Szapiro goes on to consider whether such a policy would increase the relative attractiveness of Roth contributions for the wealthy individuals who would see a decreased benefit from 401(k) contributions:
That may well be true to some extent, but these higher-earning people would also have to assume that their effective tax rate in retirement would be less than 26% to make this worthwhile. Unlike the marginal tax rate, which is the highest rate a taxpayer pays, the effective tax rate is the weighted average of the various rates of taxes one pays on all their income in a given year. No one knows what the future holds for tax rates, but a 26% benefit today would still be attractive.
Another wrinkle is that the wealthiest earners can’t contribute to a Roth IRA straightaway. For 2020, couples married filing jointly cannot contribute anything if their modified adjusted gross income is above $206k; since joint incomes below $326,600 are taxed at 24% or less, most who are eligible to contribute to Roth IRAs will actually be helped by the proposal.
Of course, they could choose to make backdoor Roth contributions, which one expert said would become more popular if Biden’s plan went into effect.
Another possibility is that the plan would help the lesser-known Roth 401(k) to steal a bit more of the spotlight.
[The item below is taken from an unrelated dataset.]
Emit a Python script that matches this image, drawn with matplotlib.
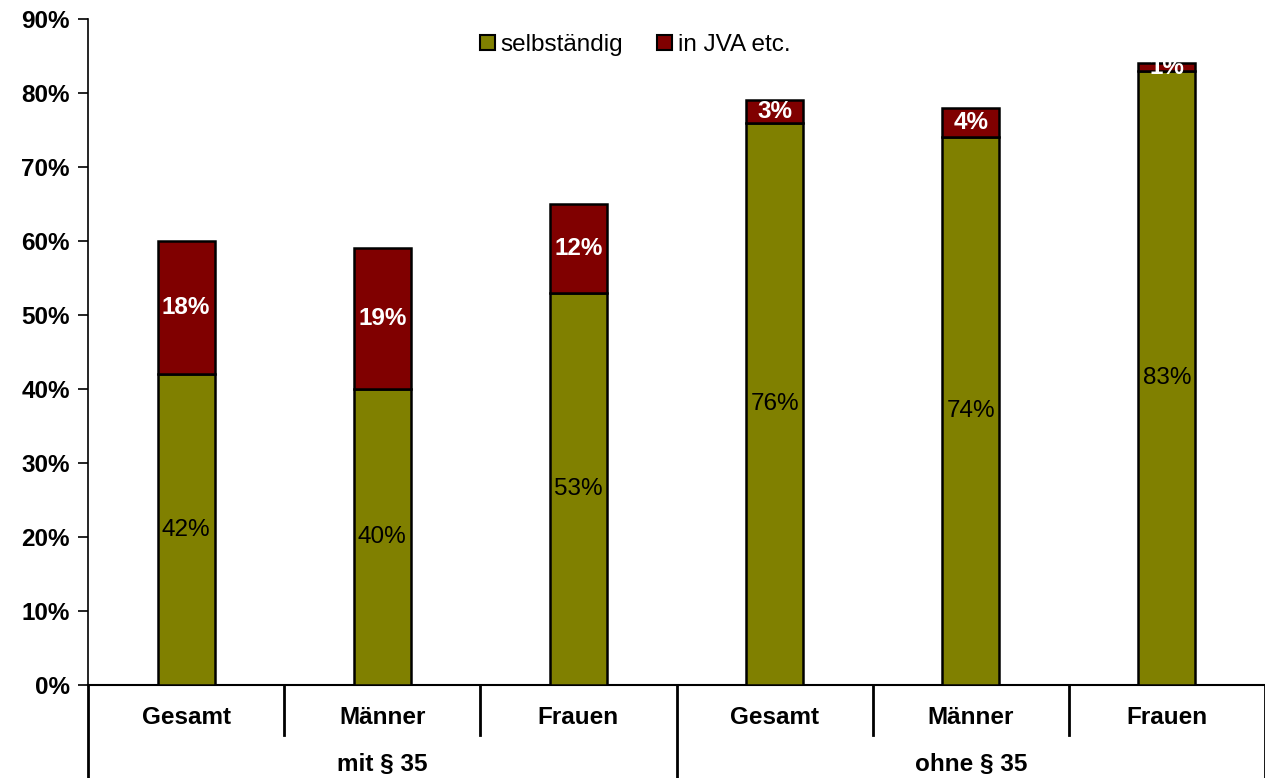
import matplotlib
matplotlib.use('Agg')
import matplotlib.pyplot as plt
from matplotlib.patches import Patch

plt.rcParams['font.family'] = ['Liberation Sans', 'DejaVu Sans']

# data
categories = ['Gesamt', 'Männer', 'Frauen', 'Gesamt', 'Männer', 'Frauen']
groups = ['mit § 35', 'ohne § 35']
selbstaendig = [42, 40, 53, 76, 74, 83]
jva = [18, 19, 12, 3, 4, 1]
yticks = [0, 10, 20, 30, 40, 50, 60, 70, 80, 90]

col_s = '#808000'
col_j = '#800000'

W, H = 1265, 778
fig = plt.figure(figsize=(W / 100, H / 100), dpi=100)
ax = fig.add_axes([88 / W, (H - 685) / H, (W - 88) / W, (685 - 19) / H])

x = list(range(len(categories)))
bw = 0.29
ax.bar(x, selbstaendig, bw, color=col_s, edgecolor='black', linewidth=1.8, zorder=3)
ax.bar(x, jva, bw, bottom=selbstaendig, color=col_j, edgecolor='black', linewidth=1.8, zorder=3)

for i in x:
    ax.text(i, selbstaendig[i] / 2, '%d%%' % selbstaendig[i], ha='center', va='center',
            fontsize=17.5, color='black', zorder=4)
    ax.text(i, selbstaendig[i] + jva[i] / 2, '%d%%' % jva[i], ha='center', va='center',
            fontsize=17.5, color='white', fontweight='bold', zorder=4)

ax.set_xlim(-0.5, len(categories) - 0.5)
ax.set_ylim(0, 90)
ax.set_yticks(yticks)
ax.set_yticklabels(['%d%%' % t for t in yticks], fontsize=17.5, fontweight='bold')
ax.tick_params(axis='y', direction='out', length=7, width=1.2, pad=6)
ax.set_xticks([])
for s in ['top', 'right']:
    ax.spines[s].set_visible(False)
ax.spines['left'].set_linewidth(1.2)
ax.spines['bottom'].set_linewidth(1.5)

# category labels and separators below the axis
tr = ax.get_xaxis_transform()
ax_h = 685 - 19
cat_y = -(717 - 685) / ax_h
grp_y = -(765 - 685) / ax_h
for i, c in enumerate(categories):
    ax.text(i, cat_y, c, transform=tr, ha='center', va='center', fontsize=17.5, fontweight='bold')
for gi, g in enumerate(groups):
    ax.text(gi * 3 + 1, grp_y, g, transform=tr, ha='center', va='center', fontsize=17.5, fontweight='bold')

for xs in [-0.5, 0.5, 1.5, 2.5, 3.5, 4.5, 5.5]:
    if xs in (-0.5, 2.5, 5.5):
        y1 = -(H - 685) / ax_h
    else:
        y1 = -(735 - 685) / ax_h
    ax.plot([xs, xs], [0, y1], transform=tr, color='black', linewidth=2, clip_on=False)

handles = [Patch(facecolor=col_s, edgecolor='black', linewidth=1.5, label='selbständig'),
           Patch(facecolor=col_j, edgecolor='black', linewidth=1.5, label='in JVA etc.')]
ax.legend(handles=handles, loc='center', bbox_to_anchor=(0.465, (685 - 45) / ax_h), ncol=2, frameon=False,
          fontsize=17.5, handlelength=0.6, handleheight=0.6, handletextpad=0.25, columnspacing=1.4)

fig.savefig('out.png', dpi=100)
Unlike the Roth IRA, the Roth 401(k) does not have an income limit, making it appropriate for the higher-income households currently paying steeper tax rates.
Not every employer offers a Roth 401(k), but interestingly enough, these plans are reportedly most popular for the manufacturing sector – a group which did come up in Tuesday night’s debate.
Perhaps the manufacturers are simply ahead of the curve.